A few weeks later Pamela messaged me on facebook saying that she was going to gather all the horse supplies that had been donated to Blue Star Equiculture, that she couldn’t use, and bring them to the Reservation in South Dakota and donate it all for the annual Dakota 38 ride. Then she told me she was making t-shirts with the logo I had designed for them and was going to give them to the people to wear during the ride.
And suddenly, I understood that my work had made a connection to this group of people taking this healing ride. That although I have no connection to the Native American community and have only recently become interested in horses, through my work, without meaning to, I touched the place in me and them that connect. It was then I realized that even without my work, the ride has something to do with me, as it has to do with all of us. Because we all have it in us to hurt and even destroy life and the ability to heal and forgive.
So when Pamela asked me and Jon to go on the trip to South Dakota with her to help deliver the horse gear, I knew I wanted to go. It wasn’t a practical decision, it just felt right. It appeals to my sense of adventure, but it also seems to be a part of this new path that I’m on. One I’m trying to better understand. The path that has to do with horses and their connections to human and to me personally. And about a different way to think. One that is less linear and not based in reason, one that treats dreams and visions as important as waking life.

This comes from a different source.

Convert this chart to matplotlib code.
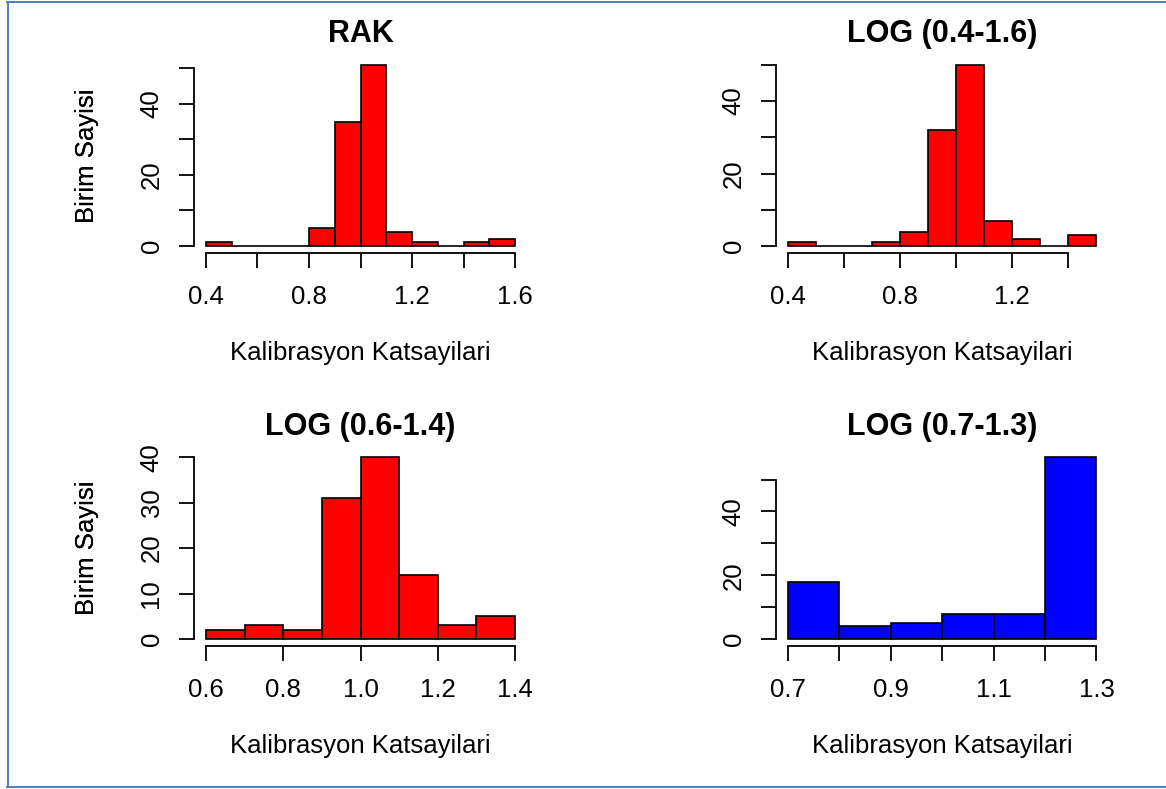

I wasn’t really sure if the trip was actually going to happen, I hadn’t heard from Pamela about it in weeks. And I didn’t feel comfortable writing about it, it was all so new and close. But talking to Pamela last night I was reassured and excited all over again about the trip to South Dakota. Pamela talks in circular stories and dreams and my communications with her are as much about feeling as hearing what she is saying. Last night when I got off the phone, my mind was swirling with pictures from her stories about the horses that have recently come to Blue Star, to her story about living in the Amazon and the beginnings of the plans for the trip to South Dakota. Now I don’t doubt that it will happen. And like my trip to Gee’s Bend, Alabama, I don’t know what it will bring, but I know it’s something that’s important for me to do.